By now you would probably realise that I love pasta, and it is one of my favourite recipes.
The first time I attempted to make home-made pasta, I got the recipe out of an old Men’s Health Magazine. They made it look so simple and after one or two tries, I realised that it is as easy as pie.
Back then I did not own a pasta maker. I made it by hand and my rolling-pin was an empty wine bottle. This would explain why the early day pasta was all wonky and misshaped, especially when I had to finish a bottle of wine to use it as a rolling-pin!
Since then I have invested in a pasta maker and if you can, make sure to get your hands on one as well. “Give a man pasta and he will feed for a day, teach him to make his own pasta and he’ll never get shop bought pasta ever again”
I invited the usual gang to come over for a glass of wine, some DVD’s and pasta.
HOME MADE PASTA (servers 4-5)
2 cup of flour (you can play around with normal bread flour, semolina etc for different textures).
2 eggs (at room temperature)
And yes… that is all you need to make pasta
Pour out the flour and make a hole in the middle so that it looks like a volcano.
Break in the eggs and slowly beat the eggs with the flour until everything is mixed.
Here is the messy bit, because you will have to get your hands into the mixture and knead the dough for approximately 10 minutes.
If you find your dough to be too soft, add a bit of flour to the mixture.
If it is too dry, wet your hands with water and carry on kneading.
After your 10 minutes of cardio, wrap the ball of dough in cling wrap and place in the fridge and let it rest for 10 minutes.
Take the ball out and roll it out on a floured surface with the “rolling-pin”.
Roll out the pasta a thin as possible.
Dust the sheets of pasta with flour and carefully roll it up, without pressing to hard on it.
With a sharp kitchen knife slice the pasta and unroll it to form thinly shaped tagliatelle.
Hang out the cut pasta to dry for 20 min
** For the time and effort’s sake I have invested in a pasta maker, it is so much easier and quicker.
Roll out the pasta with the machine, and put through the cutter.
Note that when cooking home-made pasta, the cooking time is significantly shorter than shop bought pasta.
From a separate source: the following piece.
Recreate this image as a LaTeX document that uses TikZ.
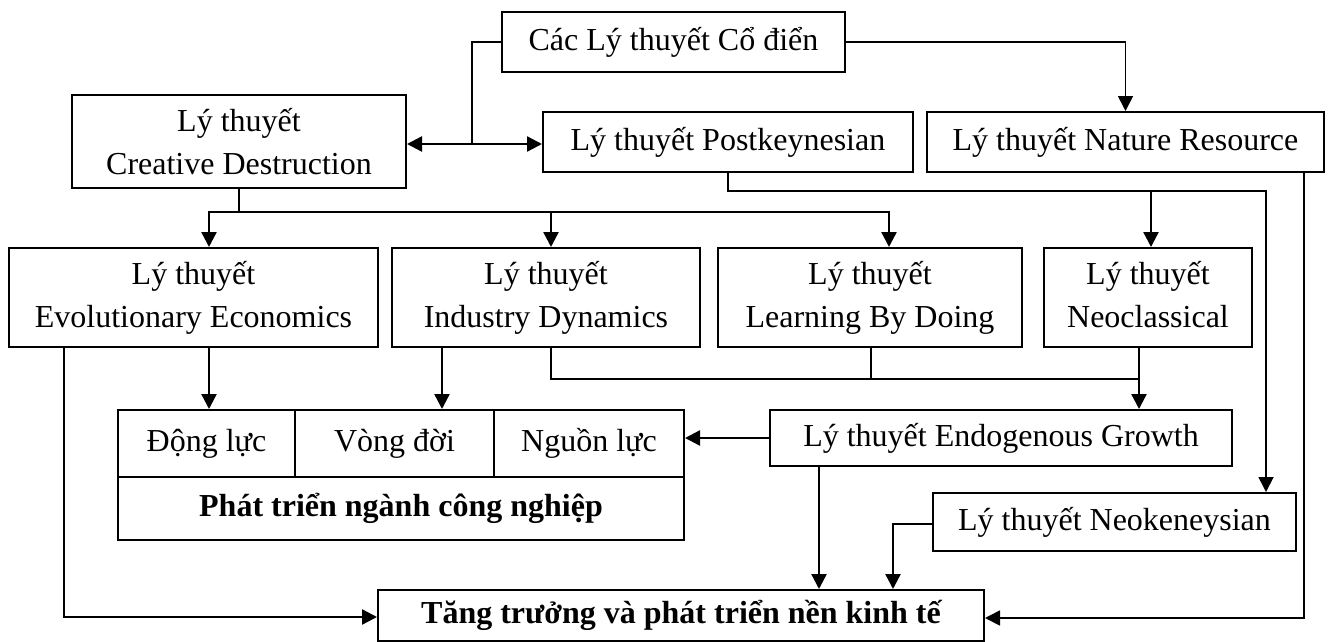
\documentclass[tikz,border=0pt]{standalone}
\usepackage{fontspec}
\setmainfont{Liberation Serif}
\usetikzlibrary{arrows.meta}
\begin{document}
\begin{tikzpicture}[x=1pt,y=-1pt,
  box/.style={draw, line width=2pt, rectangle, inner sep=2pt,
    font=\fontsize{32}{43}\selectfont, align=center},
  boldbox/.style={box, font=\fontsize{32}{43}\selectfont\bfseries},
  conn/.style={line width=2.4pt},
  thinconn/.style={line width=1.8pt},
  tip/.style={-{Triangle[length=15pt,width=15pt]}},
  bothtip/.style={{Triangle[length=15pt,width=15pt]}-{Triangle[length=15pt,width=15pt]}},
]
\useasboundingbox (0,0) rectangle (1330,642);

% theory boxes
\node[box, minimum width=343pt, minimum height=60pt] (cac)   at (673.5,42)   {Các Lý thuyết Cổ điển};
\node[box, minimum width=334pt, minimum height=93pt] (creat) at (239,141.5)  {Lý thuyết\\Creative Destruction};
\node[box, minimum width=370pt, minimum height=60pt] (post)  at (728,142)    {Lý thuyết Postkeynesian};
\node[box, minimum width=397pt, minimum height=60pt] (nat)   at (1125.5,142) {Lý thuyết Nature Resource};
\node[box, minimum width=369pt, minimum height=99pt] (evo)   at (193.5,297.5) {Lý thuyết\\Evolutionary Economics};
\node[box, minimum width=308pt, minimum height=99pt] (ind)   at (546,297.5)  {Lý thuyết\\Industry Dynamics};
\node[box, minimum width=304pt, minimum height=99pt] (learn) at (870,297.5)  {Lý thuyết\\Learning By Doing};
\node[box, minimum width=208pt, minimum height=99pt] (neo)   at (1148,297.5) {Lý thuyết\\Neoclassical\vphantom{y}};

% industry development table
\node[box, minimum width=177pt, minimum height=67pt] (dong)  at (206.5,443.5) {Động lực};
\node[box, minimum width=199pt, minimum height=67pt] (vong)  at (394.5,443.5) {Vòng đời};
\node[box, minimum width=190pt, minimum height=67pt] (nguon) at (589,443.5)   {Nguồn lực};
\node[boldbox, minimum width=566pt, minimum height=63pt] (phat) at (401,508.5) {Phát triển ngành công nghiệp};

\node[box, minimum width=462pt, minimum height=56pt] (endo)  at (1001,438)   {Lý thuyết Endogenous Growth};
\node[box, minimum width=363pt, minimum height=58pt] (neok)  at (1114.5,522) {Lý thuyết Neokeneysian};
\node[boldbox, minimum width=606pt, minimum height=51pt] (tang) at (681,615.5) {Tăng trưởng và phát triển nền kinh tế};

% routing points
\coordinate (jn) at (472,144);
\coordinate (cd) at (239,212);
\coordinate (b1) at (209,212);
\coordinate (b2) at (551,212);
\coordinate (b3) at (889,212);
\coordinate (pk) at (1266,191);
\coordinate (nc) at (1151,191);
\coordinate (nr) at (1304,618);
\coordinate (ev) at (64,617);
\coordinate (i1) at (442,379);
\coordinate (i2) at (551,379);
\coordinate (l2) at (871,379);
\coordinate (nb) at (1139,379);
\coordinate (e2) at (819,590);
\coordinate (nk) at (893,524);

% classical theories
\draw[thinconn] (cac.west) -| (jn);
\draw[conn,bothtip] (creat.east |- jn) -- (post.west |- jn);
\draw[thinconn,tip] (cac.east) -| (nat.north);

% creative destruction branches
\draw[conn] (creat.south) -- (cd);
\draw[conn,tip] (cd) -| (b1 |- evo.north);
\draw[conn,tip] (cd) -| (b3 |- learn.north);
\draw[conn,tip] (b2) -- (b2 |- ind.north);

% postkeynesian branches
\draw[thinconn,tip] (post.south) |- (pk) -- (pk |- neok.north);
\draw[conn,tip] (nc) -- (nc |- neo.north);

% nature resource to growth
\draw[thinconn,tip] (nr |- nat.south) -- (nr) -- (nr -| tang.east);

% evolutionary economics
\draw[conn,tip] (ev |- evo.south) -- (ev) -- (ev -| tang.west);
\draw[conn,tip] (b1 |- evo.south) -- (b1 |- dong.north);

% industry dynamics, learning by doing, neoclassical
\draw[conn,tip] (i1 |- ind.south) -- (i1 |- vong.north);
\draw[thinconn] (i2 |- ind.south) -- (i2) -- (nb);
\draw[thinconn] (l2 |- learn.south) -- (l2);
\draw[conn,tip] (nb |- neo.south) -- (nb |- endo.north);

% endogenous growth
\draw[conn,tip] (endo.west) -- (endo.west -| nguon.east);
\draw[conn,tip] (e2 |- endo.south) -- (e2 |- tang.north);

% neokeneysian
\draw[conn,tip] (neok.west |- nk) -| (nk |- tang.north);
\end{tikzpicture}
\end{document}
Keep an eye on it, pasta should be cooked through but still al dente. When cooked remove from heat and strain. Pour a bit of olive oil over the pasta (I like to crack over a bit of pepper and salt over the pasta at this time)
Serve with a sauce of your choice.
Creamy tuna sauce:
As always I’m on a budget and decided to make a no mess no fuss sauce.
1 onion chopped
1 green pepper chopped
1 packet of mushrooms sliced
750ml cream
2 tins of tuna in saltwater
Fry the chopped onion and green peppers until soft.
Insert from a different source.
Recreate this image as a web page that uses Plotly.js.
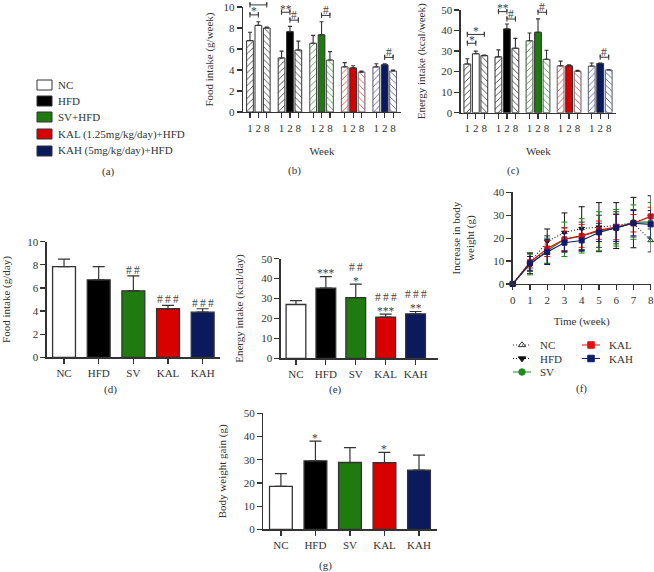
<!DOCTYPE html>
<html>
<head>
<meta charset="utf-8">
<script src="https://cdn.plot.ly/plotly-3.0.1.min.js"></script>
<style>
  html, body { margin: 0; padding: 0; background: #fff; }
  #chart { width: 654px; height: 572px; }
</style>
</head>
<body>
<div id="chart"></div>
<script>
// groups
var groupsShort = ['NC', 'HFD', 'SV', 'KAL', 'KAH'];
var groupsLong = ['NC', 'HFD', 'SV+HFD', 'KAL (1.25mg/kg/day)+HFD', 'KAH (5mg/kg/day)+HFD'];
var weekLabels = ['1', '2', '8'];

// (b) food intake per week, rows are weeks 1, 2, 8
var foodWeek1 = [6.8, 5.15, 6.55, 4.3, 4.3];
var foodWeek2 = [8.25, 7.65, 7.35, 4.2, 4.5];
var foodWeek8 = [8.0, 5.9, 4.95, 3.8, 3.9];
var foodWeek1Err = [0.8, 0.65, 0.75, 0.4, 0.3];
var foodWeek2Err = [0.35, 0.5, 1.25, 0.2, 0.1];
var foodWeek8Err = [0.1, 0.85, 0.8, 0.1, 0.1];

// (c) energy intake per week
var energyWeek1 = [23.7, 27.2, 35, 22.8, 22.7];
var energyWeek2 = [28.7, 40.8, 39.2, 22.8, 24];
var energyWeek8 = [27.8, 31.4, 26, 20.2, 20.8];
var energyWeek1Err = [2.6, 3.4, 3.8, 2.3, 1.5];
var energyWeek2Err = [1.3, 2.4, 6.5, 0.5, 0.2];
var energyWeek8Err = [0.3, 4.8, 4.4, 0.4, 0.1];

// (d) (e) (g)
var foodDay = [7.85, 6.7, 5.75, 4.2, 3.9];
var foodDayErr = [0.65, 1.15, 1.3, 0.3, 0.3];
var foodDayHash = ['', '', '#\u2009#', '#\u2009#\u2009#', '#\u2009#\u2009#'];
var energyDay = [27, 35.2, 30.5, 20.7, 22.3];
var energyDayErr = [2, 5.8, 6.7, 1.5, 1.2];
var energyDayStars = ['', '***', '*', '***', '**'];
var energyDayHash = ['', '', '#\u2009#', '#\u2009#\u2009#', '#\u2009#\u2009#'];
var gain = [18.5, 29.5, 28.8, 28.7, 25.5];
var gainErr = [5.5, 8.5, 6.4, 4.5, 6.5];
var gainStars = ['', '*', '', '*', ''];

// (f) increase in body weight
var weeks = [0, 1, 2, 3, 4, 5, 6, 7, 8];
var bwNC = [0, 9.5, 15, 19.5, 21, 23, 24.5, 26.5, 19];
var bwNCErr = [0, 4, 6, 5, 6, 7, 7, 6, 5];
var bwHFD = [0, 9, 18.5, 22.5, 24.2, 24.8, 25.5, 26.8, 29.5];
var bwHFDErr = [0, 4.5, 5.5, 8.5, 9.5, 10.7, 10, 11, 9];
var bwSV = [0, 8.5, 14.5, 19.5, 21, 23, 24.5, 27, 27];
var bwSVErr = [0, 4.5, 5.5, 7.5, 7.5, 8.5, 8, 7.5, 8.5];
var bwKAL = [0, 9.5, 15.5, 19.5, 21, 23.5, 24.8, 26.5, 29.5];
var bwKALErr = [0, 2.5, 3.5, 5, 5, 4, 5.5, 3.8, 4];
var bwKAH = [0, 9, 14, 18, 19, 22.5, 24.5, 26.5, 26];
var bwKAHErr = [0, 3, 5.5, 4, 4.7, 4, 6, 5.5, 6];

// significance brackets: group, first bar, last bar, height, label
var foodBrackets = [[0, 0, 1, 9.25, '*'], [0, 0, 2, 10.2, '*'], [1, 0, 1, 9.5, '**'], [1, 1, 2, 8.75, '#'], [2, 1, 2, 9.2, '#'], [4, 1, 2, 5.2, '#']];
var energyBrackets = [[0, 0, 1, 33.8, '*'], [0, 0, 2, 38.1, '*'], [1, 0, 1, 49.2, '**'], [1, 1, 2, 45.6, '#'], [2, 1, 2, 48.9, '#'], [4, 1, 2, 27, '#']];

var W = 654, H = 572;
var INK = '#333333';
var FONT = '"Liberation Serif", serif';
var fills = ['#ffffff', '#000000', '#1f7a10', '#d90000', '#0a1a5c'];
var hatch = ['#444444', '#444444', '#4fa544', '#ee5a5c', '#5a65b4'];
var hatchEdge = ['#333333', '#333333', '#444a44', '#6e5a5a', '#55596e'];

function domX(a, b) { return [a / W, b / W]; }
function domY(top, bottom) { return [1 - bottom / H, 1 - top / H]; }

function baseAxis(extra) {
  return Object.assign({
    showgrid: false, zeroline: false, showline: true, linecolor: INK, linewidth: 1.3,
    ticks: 'outside', ticklen: 5, tickwidth: 1.2, tickcolor: INK,
    tickfont: { family: FONT, size: 11, color: INK }
  }, extra);
}
function axisTitle(text, standoff) {
  return { text: text, standoff: standoff, font: { family: FONT, size: 11, color: INK } };
}

var traces = [];
var annotations = [];
var shapes = [];

// lift = pixels from the point up to the middle of the glyph
function note(text, x, y, ax, lift) {
  annotations.push({ text: text, x: x, y: y, xref: 'x' + ax, yref: 'y' + ax, showarrow: false,
    yanchor: 'middle', yshift: lift, align: 'center', borderpad: 0,
    font: { family: FONT, size: 11.5, color: '#444444' } });
}

// panels b and c. Plotly clips lines at the axis range even with cliponaxis off,
// so the brackets go on a hidden y axis (bracketAxis) that reaches higher up the page
function weekPanel(ax, bracketAxis, step, yMax, means, errs, brackets, capH) {
  var pos = function (g, b) { return g * step + b; };
  var tickvals = [], ticktext = [];
  groupsShort.forEach(function (_, g) {
    weekLabels.forEach(function (w, b) { tickvals.push(pos(g, b)); ticktext.push(w); });
  });
  means.forEach(function (m, b) {
    var solid = b === 1;
    traces.push({
      type: 'bar', xaxis: 'x' + ax, yaxis: 'y' + ax, showlegend: false, cliponaxis: false,
      x: groupsShort.map(function (_, g) { return pos(g, b); }),
      y: m, width: 0.8,
      marker: {
        color: solid ? fills : '#ffffff',
        line: { color: solid ? INK : hatchEdge, width: 1 },
        pattern: solid ? undefined : { shape: b === 0 ? '/' : '\\', size: 4.5, solidity: 0.2, fgcolor: hatch, bgcolor: '#ffffff', fillmode: 'replace' }
      },
      error_y: { type: 'data', array: errs[b], arrayminus: groupsShort.map(function () { return 0; }), color: INK, thickness: 1.1, width: 2 }
    });
  });
  brackets.forEach(function (br) {
    var a = pos(br[0], br[1]), c = pos(br[0], br[2]), y = br[3];
    traces.push({
      type: 'scatter', mode: 'lines', xaxis: 'x' + ax, yaxis: bracketAxis, showlegend: false,
      x: [a, a, a, c, c, c], y: [y - capH, y + capH, y, y, y + capH, y - capH],
      line: { color: INK, width: 1, simplify: false }
    });
    var lift = br[4].charAt(0) === '*' ? 3.5 : 5;
    if (y > yMax) lift = 0.5; // bracket above the axis top, keep the star on the page
    note(br[4], (a + c) / 2, y, ax, lift);
  });
  return { tickvals: tickvals, ticktext: ticktext };
}

// panels d, e and g
function groupPanel(ax, values, errs, stars, hashes) {
  traces.push({
    type: 'bar', xaxis: 'x' + ax, yaxis: 'y' + ax, showlegend: false, cliponaxis: false,
    x: groupsShort, y: values, width: 0.66,
    marker: { color: fills, line: { color: INK, width: 1.3 } },
    error_y: { type: 'data', array: errs, arrayminus: errs.map(function () { return 0; }), color: INK, thickness: 1.2, width: 6 }
  });
  groupsShort.forEach(function (g, i) {
    var s = stars ? stars[i] : '', h = hashes ? hashes[i] : '';
    if (s) note(s, g, values[i] + errs[i], ax, 3.5);
    if (h) note(h, g, values[i] + errs[i], ax, s ? 17 : 6);
  });
}

var foodTicks = weekPanel('', 'y8', 3.76, 10,
  [foodWeek1, foodWeek2, foodWeek8], [foodWeek1Err, foodWeek2Err, foodWeek8Err], foodBrackets, 0.25);
var energyTicks = weekPanel('2', 'y9', 3.66, 50,
  [energyWeek1, energyWeek2, energyWeek8], [energyWeek1Err, energyWeek2Err, energyWeek8Err], energyBrackets, 1.25);

groupPanel('3', foodDay, foodDayErr, null, foodDayHash);
groupPanel('4', energyDay, energyDayErr, energyDayStars, energyDayHash);
groupPanel('6', gain, gainErr, gainStars, null);

// panel f
var bwStyles = [
  { name: 'NC', y: bwNC, err: bwNCErr, color: '#333333', dash: '1px,2px', symbol: 'triangle-up-open', col: 0, row: 0 },
  { name: 'HFD', y: bwHFD, err: bwHFDErr, color: '#111111', dash: '1px,2px', symbol: 'triangle-down', col: 0, row: 1 },
  { name: 'SV', y: bwSV, err: bwSVErr, color: '#1f8a20', dash: 'solid', symbol: 'circle', col: 0, row: 2 },
  { name: 'KAL', y: bwKAL, err: bwKALErr, color: '#e01010', dash: 'solid', symbol: 'square', col: 1, row: 0 },
  { name: 'KAH', y: bwKAH, err: bwKAHErr, color: '#101a70', dash: 'solid', symbol: 'square', col: 1, row: 1 }
];
bwStyles.forEach(function (s) {
  traces.push({
    type: 'scatter', mode: 'lines+markers', name: s.name, xaxis: 'x5', yaxis: 'y5', cliponaxis: false,
    showlegend: false, x: weeks, y: s.y,
    line: { color: s.color, width: 1.1, dash: s.dash },
    marker: { color: s.color, size: 5, symbol: s.symbol, line: { color: s.color, width: 1 } },
    error_y: { type: 'data', array: s.err, color: s.color, thickness: 1, width: 3 }
  });
});

// legend of panel f, drawn on its own hidden axes because Plotly's row pitch is too tall here
var keyColumns = [513, 582];
bwStyles.forEach(function (s) {
  var x0 = keyColumns[s.col];
  traces.push({
    type: 'scatter', mode: 'lines', xaxis: 'x7', yaxis: 'y7', showlegend: false, hoverinfo: 'skip',
    x: [x0, x0 + 18], y: [s.row, s.row],
    line: { color: s.color, width: 1.1, dash: s.dash }
  });
  traces.push({
    type: 'scatter', mode: 'markers', xaxis: 'x7', yaxis: 'y7', showlegend: false, hoverinfo: 'skip',
    x: [x0 + 9], y: [s.row],
    marker: { color: s.color, size: 6.5, symbol: s.symbol, line: { color: s.color, width: 1 } }
  });
  annotations.push({ text: s.name, xref: 'x7', yref: 'y7', x: x0 + 25, y: s.row,
    xanchor: 'left', yanchor: 'middle', showarrow: false,
    font: { family: FONT, size: 11, color: INK } });
});

// panel a, the shared colour key
var keyRows = [85, 101, 117, 134, 151];
groupsLong.forEach(function (label, i) {
  shapes.push({ type: 'rect', xref: 'paper', yref: 'paper', x0: 37 / W, x1: 52 / W,
    y0: 1 - (keyRows[i] + 5) / H, y1: 1 - (keyRows[i] - 5) / H,
    fillcolor: fills[i], line: { color: INK, width: 1 } });
  annotations.push({ text: label, xref: 'paper', yref: 'paper', x: 56 / W, y: 1 - keyRows[i] / H,
    xanchor: 'left', yanchor: 'middle', showarrow: false,
    font: { family: FONT, size: 11, color: INK } });
});

// panel letters
[['(a)', 108, 172], ['(b)', 294, 170], ['(c)', 513, 170], ['(d)', 110, 390],
 ['(e)', 335, 390], ['(f)', 581, 388], ['(g)', 325, 565]].forEach(function (c) {
  annotations.push({ text: c[0], xref: 'paper', yref: 'paper', x: c[1] / W, y: 1 - c[2] / H,
    xanchor: 'center', yanchor: 'middle', showarrow: false,
    font: { family: FONT, size: 11, color: INK } });
});

var layout = {
  width: W, height: H, margin: { l: 0, r: 0, t: 0, b: 0 },
  paper_bgcolor: '#ffffff', plot_bgcolor: 'rgba(0,0,0,0)',
  barmode: 'overlay', showlegend: false,
  annotations: annotations, shapes: shapes,

  xaxis: baseAxis({ domain: domX(243, 401), range: [-0.83, 17.98], anchor: 'y', tickmode: 'array', tickvals: foodTicks.tickvals, ticktext: foodTicks.ticktext, ticklabelstandoff: -1.5, title: axisTitle('Week', 14) }),
  yaxis: baseAxis({ domain: domY(7, 112), range: [0, 10], anchor: 'x', tickvals: [0, 2, 4, 6, 8, 10], title: axisTitle('Food intake (g/week)', 7) }),

  xaxis2: baseAxis({ domain: domX(460.7, 616), range: [-0.78, 17.5], anchor: 'y2', tickmode: 'array', tickvals: energyTicks.tickvals, ticktext: energyTicks.ticktext, ticklabelstandoff: -1.5, title: axisTitle('Week', 14) }),
  yaxis2: baseAxis({ domain: domY(10, 112.7), range: [0, 50], anchor: 'x2', tickvals: [0, 10, 20, 30, 40, 50], title: axisTitle('Energy intake (kcal/week)', 13) }),

  xaxis3: baseAxis({ domain: domX(46.7, 220), range: [-0.5, 4.5], anchor: 'y3', type: 'category', categoryarray: groupsShort }),
  yaxis3: baseAxis({ domain: domY(241.7, 357.3), range: [0, 10], anchor: 'x3', tickvals: [0, 2, 4, 6, 8, 10], title: axisTitle('Food intake (g/day)', 15) }),

  xaxis4: baseAxis({ domain: domX(280.7, 438), range: [-0.51, 4.75], anchor: 'y4', type: 'category', categoryarray: groupsShort }),
  yaxis4: baseAxis({ domain: domY(258.7, 358.3), range: [0, 50], anchor: 'x4', tickvals: [0, 10, 20, 30, 40, 50], title: axisTitle('Energy intake (kcal/day)', 15) }),

  xaxis5: baseAxis({ domain: domX(512.7, 650.7), range: [0, 8], anchor: 'y5', dtick: 1, title: axisTitle('Time (week)', 12) }),
  yaxis5: baseAxis({ domain: domY(192.3, 284), range: [0, 40], anchor: 'x5', tickvals: [0, 10, 20, 30, 40], title: axisTitle('Increase in body<br>weight (g)', 16) }),

  xaxis6: baseAxis({ domain: domX(263.3, 437.3), range: [-0.51, 4.53], anchor: 'y6', type: 'category', categoryarray: groupsShort }),
  yaxis6: baseAxis({ domain: domY(413.3, 529.3), range: [0, 50], anchor: 'x6', tickvals: [0, 10, 20, 30, 40, 50], title: axisTitle('Body weight gain (g)', 15) }),

  // hidden axes for the panel f legend: x in page pixels, y in legend rows
  xaxis7: { domain: domX(500, 654), range: [500, 654], anchor: 'y7', visible: false },
  yaxis7: { domain: domY(338.25, 378.75), range: [2.5, -0.5], anchor: 'x7', visible: false },

  // hidden y axes for the brackets of b and c, same scale as y and y2 but up to the page top
  yaxis8: { domain: domY(0, 112), range: [0, 10 * 112 / 105], anchor: 'x', visible: false },
  yaxis9: { domain: domY(0, 112.7), range: [0, 50 * 112.7 / 102.7], anchor: 'x2', visible: false }
};

Plotly.newPlot('chart', traces, layout, { displayModeBar: false, staticPlot: true });
</script>
</body>
</html>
Add the sliced mushrooms and fry with the onion and peppers
Add cream and let it simmer for 15min
Add tuna and mix
Remove from heat and let the sauce thicken.
Mix the sauce and pasta, serve. Viola!
So how did it turn out? looks good!
and how do you feel about the taste and texture of homemade fresh pasta over the stuff you buy at the shop?
Hi Clyde,
I love the texture! It is not as rubbery as shop bought pasta. It is is like homemade pasta holds the sauce better. It taste more natural as well.
There are some supermarkets that do sell the homemade version of pasta but it is very expensive. Consider the fact that it only cost me almost 2 cups of flour and 2 eggs to make enough pasta for 5 people. Yes, it cost me a bit of elbow grease, but that is all the part of the fun! 🙂
Wanted to make my own pasta for yonks, but my other half says its too much work. Will have to make the effort come winter (I dont much like cooking in the summer)
I wont lie, it is a bit of work (made pasta for 7 and a half people). The results are worth it. Home-made pasta is 100 times better than the locally bought stuff.